Brief:
Skip all pictures. Write out the data below from its first line through the line that contains "1.4e4, 1.2e4, 9500, 7600, 5900, 4500, 3000, 1950, 1000, 270];".

-- Begin Data lines --

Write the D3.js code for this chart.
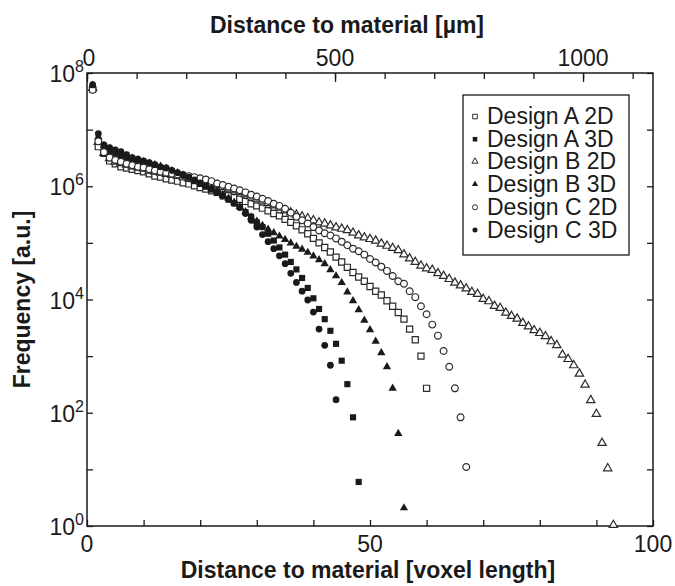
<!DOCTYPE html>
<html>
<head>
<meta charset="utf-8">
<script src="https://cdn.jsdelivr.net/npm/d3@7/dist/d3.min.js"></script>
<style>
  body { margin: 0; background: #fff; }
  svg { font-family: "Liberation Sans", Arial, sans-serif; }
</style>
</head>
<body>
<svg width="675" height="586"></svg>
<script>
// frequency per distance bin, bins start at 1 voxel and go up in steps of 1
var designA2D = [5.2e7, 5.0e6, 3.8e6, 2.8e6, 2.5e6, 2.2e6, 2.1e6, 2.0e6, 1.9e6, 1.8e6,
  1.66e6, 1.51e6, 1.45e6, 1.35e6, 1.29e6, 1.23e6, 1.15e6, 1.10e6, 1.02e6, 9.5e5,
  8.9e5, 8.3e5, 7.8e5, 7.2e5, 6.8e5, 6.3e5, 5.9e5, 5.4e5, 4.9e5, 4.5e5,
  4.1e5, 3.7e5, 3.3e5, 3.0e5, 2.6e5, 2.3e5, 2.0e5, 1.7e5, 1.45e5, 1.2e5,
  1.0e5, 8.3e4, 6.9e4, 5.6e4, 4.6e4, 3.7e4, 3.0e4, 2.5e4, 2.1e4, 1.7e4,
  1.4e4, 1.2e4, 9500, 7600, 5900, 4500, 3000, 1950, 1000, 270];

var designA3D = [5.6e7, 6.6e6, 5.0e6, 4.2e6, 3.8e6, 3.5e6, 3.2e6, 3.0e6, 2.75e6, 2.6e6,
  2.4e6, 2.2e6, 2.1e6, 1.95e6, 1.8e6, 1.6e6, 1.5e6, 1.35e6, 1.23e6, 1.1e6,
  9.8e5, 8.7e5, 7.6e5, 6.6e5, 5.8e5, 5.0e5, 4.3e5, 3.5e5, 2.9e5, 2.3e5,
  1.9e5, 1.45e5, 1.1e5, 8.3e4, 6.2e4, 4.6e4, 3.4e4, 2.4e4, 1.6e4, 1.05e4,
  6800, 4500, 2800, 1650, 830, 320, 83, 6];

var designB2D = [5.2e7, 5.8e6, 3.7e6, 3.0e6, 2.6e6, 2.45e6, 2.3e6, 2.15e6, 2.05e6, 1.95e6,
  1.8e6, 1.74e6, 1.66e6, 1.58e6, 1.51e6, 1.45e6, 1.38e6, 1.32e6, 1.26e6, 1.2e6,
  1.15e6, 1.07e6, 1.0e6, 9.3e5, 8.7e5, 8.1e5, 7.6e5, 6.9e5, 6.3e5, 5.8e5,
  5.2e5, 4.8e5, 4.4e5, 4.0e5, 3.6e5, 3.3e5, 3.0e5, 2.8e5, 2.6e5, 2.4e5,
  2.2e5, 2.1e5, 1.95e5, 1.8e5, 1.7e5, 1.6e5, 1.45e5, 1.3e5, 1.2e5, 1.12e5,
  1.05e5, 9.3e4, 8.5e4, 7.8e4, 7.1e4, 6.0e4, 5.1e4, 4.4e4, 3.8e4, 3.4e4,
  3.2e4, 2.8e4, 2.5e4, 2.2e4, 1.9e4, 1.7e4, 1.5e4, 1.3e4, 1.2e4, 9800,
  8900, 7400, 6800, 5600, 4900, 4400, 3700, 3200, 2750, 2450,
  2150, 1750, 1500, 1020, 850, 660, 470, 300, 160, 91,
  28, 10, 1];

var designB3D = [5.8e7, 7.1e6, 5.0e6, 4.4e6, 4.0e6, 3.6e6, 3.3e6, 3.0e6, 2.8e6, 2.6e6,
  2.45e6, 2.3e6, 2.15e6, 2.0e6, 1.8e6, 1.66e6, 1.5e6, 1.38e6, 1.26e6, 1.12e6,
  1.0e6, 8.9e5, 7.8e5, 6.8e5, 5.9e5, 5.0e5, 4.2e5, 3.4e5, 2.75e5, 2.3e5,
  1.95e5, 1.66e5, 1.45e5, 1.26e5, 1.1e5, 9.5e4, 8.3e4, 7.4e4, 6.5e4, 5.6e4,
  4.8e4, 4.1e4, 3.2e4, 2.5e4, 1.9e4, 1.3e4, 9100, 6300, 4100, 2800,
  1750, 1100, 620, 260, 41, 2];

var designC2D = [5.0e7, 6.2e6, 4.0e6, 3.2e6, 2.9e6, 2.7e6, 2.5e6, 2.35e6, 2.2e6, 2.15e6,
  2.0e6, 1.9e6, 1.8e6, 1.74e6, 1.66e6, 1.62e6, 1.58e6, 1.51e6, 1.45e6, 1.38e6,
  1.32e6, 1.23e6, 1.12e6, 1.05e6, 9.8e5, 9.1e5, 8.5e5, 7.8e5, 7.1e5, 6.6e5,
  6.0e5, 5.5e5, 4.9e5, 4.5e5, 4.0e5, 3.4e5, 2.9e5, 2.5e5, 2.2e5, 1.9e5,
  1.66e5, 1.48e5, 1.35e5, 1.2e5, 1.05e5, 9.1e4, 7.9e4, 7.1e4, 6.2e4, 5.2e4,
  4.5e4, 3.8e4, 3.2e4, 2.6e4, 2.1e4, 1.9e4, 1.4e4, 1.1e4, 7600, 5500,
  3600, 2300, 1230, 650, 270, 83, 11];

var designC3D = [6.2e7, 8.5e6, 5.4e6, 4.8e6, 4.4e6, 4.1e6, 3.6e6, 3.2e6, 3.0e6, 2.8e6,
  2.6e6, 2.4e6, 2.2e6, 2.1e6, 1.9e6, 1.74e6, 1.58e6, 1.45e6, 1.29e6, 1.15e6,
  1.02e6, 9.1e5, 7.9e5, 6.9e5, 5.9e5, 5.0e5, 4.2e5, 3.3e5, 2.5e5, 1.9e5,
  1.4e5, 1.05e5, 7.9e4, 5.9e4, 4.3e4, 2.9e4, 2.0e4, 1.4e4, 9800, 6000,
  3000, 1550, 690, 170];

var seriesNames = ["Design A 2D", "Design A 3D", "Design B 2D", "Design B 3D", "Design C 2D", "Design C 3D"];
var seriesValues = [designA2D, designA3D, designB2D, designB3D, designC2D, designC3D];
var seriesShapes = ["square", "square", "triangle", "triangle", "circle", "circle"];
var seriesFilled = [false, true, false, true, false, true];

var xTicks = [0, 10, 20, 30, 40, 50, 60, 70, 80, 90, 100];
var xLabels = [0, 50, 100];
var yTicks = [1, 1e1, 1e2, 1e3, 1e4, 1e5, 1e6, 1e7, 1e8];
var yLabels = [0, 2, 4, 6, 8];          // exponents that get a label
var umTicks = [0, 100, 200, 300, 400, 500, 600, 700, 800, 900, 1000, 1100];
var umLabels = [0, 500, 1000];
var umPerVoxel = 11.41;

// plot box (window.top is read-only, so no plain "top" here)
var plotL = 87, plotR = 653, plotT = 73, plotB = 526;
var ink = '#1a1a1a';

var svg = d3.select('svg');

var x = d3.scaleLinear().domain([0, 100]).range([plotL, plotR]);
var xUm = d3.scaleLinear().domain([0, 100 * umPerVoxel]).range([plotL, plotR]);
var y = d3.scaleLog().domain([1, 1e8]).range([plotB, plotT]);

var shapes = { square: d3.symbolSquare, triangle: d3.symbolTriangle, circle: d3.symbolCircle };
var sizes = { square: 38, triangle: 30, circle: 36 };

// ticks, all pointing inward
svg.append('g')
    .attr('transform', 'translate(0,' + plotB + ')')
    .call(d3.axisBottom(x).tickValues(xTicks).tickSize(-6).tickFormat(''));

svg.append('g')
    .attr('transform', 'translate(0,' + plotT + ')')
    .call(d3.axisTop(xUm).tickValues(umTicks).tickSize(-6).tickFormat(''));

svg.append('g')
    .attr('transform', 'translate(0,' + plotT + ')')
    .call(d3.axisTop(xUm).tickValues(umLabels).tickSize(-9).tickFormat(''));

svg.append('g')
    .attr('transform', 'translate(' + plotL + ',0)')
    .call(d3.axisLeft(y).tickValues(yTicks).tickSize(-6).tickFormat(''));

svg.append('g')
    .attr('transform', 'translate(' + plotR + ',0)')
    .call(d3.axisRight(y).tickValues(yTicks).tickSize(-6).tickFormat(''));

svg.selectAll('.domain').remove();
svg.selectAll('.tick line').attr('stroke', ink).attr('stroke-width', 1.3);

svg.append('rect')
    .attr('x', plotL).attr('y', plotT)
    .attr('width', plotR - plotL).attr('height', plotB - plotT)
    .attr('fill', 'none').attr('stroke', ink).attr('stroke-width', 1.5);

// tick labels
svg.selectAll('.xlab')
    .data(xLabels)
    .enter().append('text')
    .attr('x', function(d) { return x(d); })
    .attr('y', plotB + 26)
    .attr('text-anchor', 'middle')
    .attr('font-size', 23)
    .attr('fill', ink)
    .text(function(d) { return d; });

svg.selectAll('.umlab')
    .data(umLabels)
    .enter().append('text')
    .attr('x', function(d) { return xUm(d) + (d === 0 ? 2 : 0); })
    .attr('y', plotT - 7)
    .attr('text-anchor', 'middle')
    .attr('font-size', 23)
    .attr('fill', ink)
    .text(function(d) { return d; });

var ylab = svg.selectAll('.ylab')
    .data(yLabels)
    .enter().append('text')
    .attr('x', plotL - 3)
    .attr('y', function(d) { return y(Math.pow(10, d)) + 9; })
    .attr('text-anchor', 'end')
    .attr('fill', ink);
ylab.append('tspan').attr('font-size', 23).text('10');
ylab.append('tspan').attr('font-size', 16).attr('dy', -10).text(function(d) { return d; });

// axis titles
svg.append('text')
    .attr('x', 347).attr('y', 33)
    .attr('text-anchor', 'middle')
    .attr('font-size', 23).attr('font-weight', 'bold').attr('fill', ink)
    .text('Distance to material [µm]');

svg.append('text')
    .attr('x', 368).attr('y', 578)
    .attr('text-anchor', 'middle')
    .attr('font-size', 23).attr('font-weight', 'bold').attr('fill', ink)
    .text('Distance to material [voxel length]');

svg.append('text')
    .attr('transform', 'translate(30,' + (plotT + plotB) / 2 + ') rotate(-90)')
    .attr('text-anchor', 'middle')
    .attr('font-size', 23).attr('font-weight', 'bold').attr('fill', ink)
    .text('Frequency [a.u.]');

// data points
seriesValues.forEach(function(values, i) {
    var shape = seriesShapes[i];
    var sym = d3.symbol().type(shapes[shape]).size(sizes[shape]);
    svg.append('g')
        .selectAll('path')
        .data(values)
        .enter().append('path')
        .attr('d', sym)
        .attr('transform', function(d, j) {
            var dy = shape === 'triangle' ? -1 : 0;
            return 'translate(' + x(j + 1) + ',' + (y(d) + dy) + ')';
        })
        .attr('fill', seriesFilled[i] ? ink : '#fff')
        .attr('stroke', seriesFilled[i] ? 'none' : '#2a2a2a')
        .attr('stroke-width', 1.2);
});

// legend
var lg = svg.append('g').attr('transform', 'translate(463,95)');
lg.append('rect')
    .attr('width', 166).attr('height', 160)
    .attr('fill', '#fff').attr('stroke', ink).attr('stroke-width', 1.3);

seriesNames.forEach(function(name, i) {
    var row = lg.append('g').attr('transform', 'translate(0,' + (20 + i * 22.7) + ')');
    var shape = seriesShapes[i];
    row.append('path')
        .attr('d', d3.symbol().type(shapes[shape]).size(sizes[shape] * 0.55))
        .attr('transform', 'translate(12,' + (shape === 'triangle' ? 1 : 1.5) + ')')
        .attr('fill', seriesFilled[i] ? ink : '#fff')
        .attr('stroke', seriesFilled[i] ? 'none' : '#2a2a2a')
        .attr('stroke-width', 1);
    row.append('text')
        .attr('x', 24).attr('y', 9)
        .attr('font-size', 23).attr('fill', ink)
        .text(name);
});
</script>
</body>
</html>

-- End Data lines --

Exercise solution:
Write the D3.js code for this chart.
<!DOCTYPE html>
<html>
<head>
<meta charset="utf-8">
<script src="https://cdn.jsdelivr.net/npm/d3@7/dist/d3.min.js"></script>
<style>
  body { margin: 0; background: #fff; }
  svg { font-family: "Liberation Sans", Arial, sans-serif; }
</style>
</head>
<body>
<svg width="675" height="586"></svg>
<script>
// frequency per distance bin, bins start at 1 voxel and go up in steps of 1
var designA2D = [5.2e7, 5.0e6, 3.8e6, 2.8e6, 2.5e6, 2.2e6, 2.1e6, 2.0e6, 1.9e6, 1.8e6,
  1.66e6, 1.51e6, 1.45e6, 1.35e6, 1.29e6, 1.23e6, 1.15e6, 1.10e6, 1.02e6, 9.5e5,
  8.9e5, 8.3e5, 7.8e5, 7.2e5, 6.8e5, 6.3e5, 5.9e5, 5.4e5, 4.9e5, 4.5e5,
  4.1e5, 3.7e5, 3.3e5, 3.0e5, 2.6e5, 2.3e5, 2.0e5, 1.7e5, 1.45e5, 1.2e5,
  1.0e5, 8.3e4, 6.9e4, 5.6e4, 4.6e4, 3.7e4, 3.0e4, 2.5e4, 2.1e4, 1.7e4,
  1.4e4, 1.2e4, 9500, 7600, 5900, 4500, 3000, 1950, 1000, 270];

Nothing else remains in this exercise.